東京都ではコロナの新規感染者が1日50人前後の高止まりが続いている。
しかし、そんな中でも政府の緊急事態宣言の解除(5月25日)から1か月が過ぎ、自粛要請の緩和も進み徐々に日常が戻りつつある。
ほっとユニオンも、緊急事態宣言中は新規の対面相談を中止し労働相談を電話相談に限定するなどの対策をとった。
しかし、緊急事態宣言の解除後は日常の組合活動に戻りつつある。
「カフェでの気楽な労働相談」を再開し、会社との団体交渉も始まった。
団体交渉手続きは、相談者が組合に加入したことを通知し、団体交渉を申し入れる「組合加入通知(兼)団体交渉申入書」を会社あてに郵送することから始まる。
つい最近の事例であるが、会社から受任したとの弁護士の返事とともに、IT機器を使ったZoom会議による団体交渉の提案があった。
新型コロナウィルス感染防止対策のためだ。
コロナ禍のなか、Zoom会議はテレワークの手段として急速に普及しつつある。
複数人が一同に集まることなく、パソコン画面を通じて会して、各人が意見を出し合い、情報を共有することができる便利な手段である。

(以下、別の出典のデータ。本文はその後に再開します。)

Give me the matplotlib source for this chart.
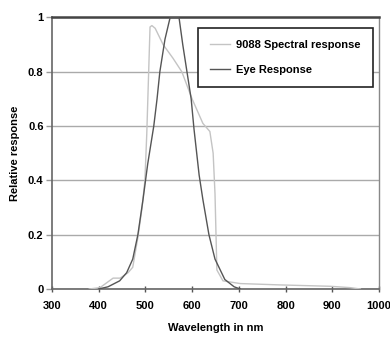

確かに便利な手段とは思うが、団体交渉の手段として利用することには躊躇を感じる。
とりわけ初対面同士の話し合いには不向きだ。
対面での話し合いが生み出すものに信頼関係の醸成がある。
また、対面ならば一方の発言を契機に解決へのアイデアが広がる可能性もある。
オンラインでの話し合いは、双方が基本的な立場を主張し合う形式的な議論に陥りがちである。
団体交渉は参加各人が意見を述べそれを集約するためのものではなく、立場の異なる者の間の譲歩を前提とした話し合いである。
団体交渉は、双方が譲歩を重ねつつ合意を達成することを目標とするものである。
歩み寄りのための双方の譲歩を引き出すには、対面での接触により信頼関係を醸造することが重要である。
Zoom会議には不向きだと考える。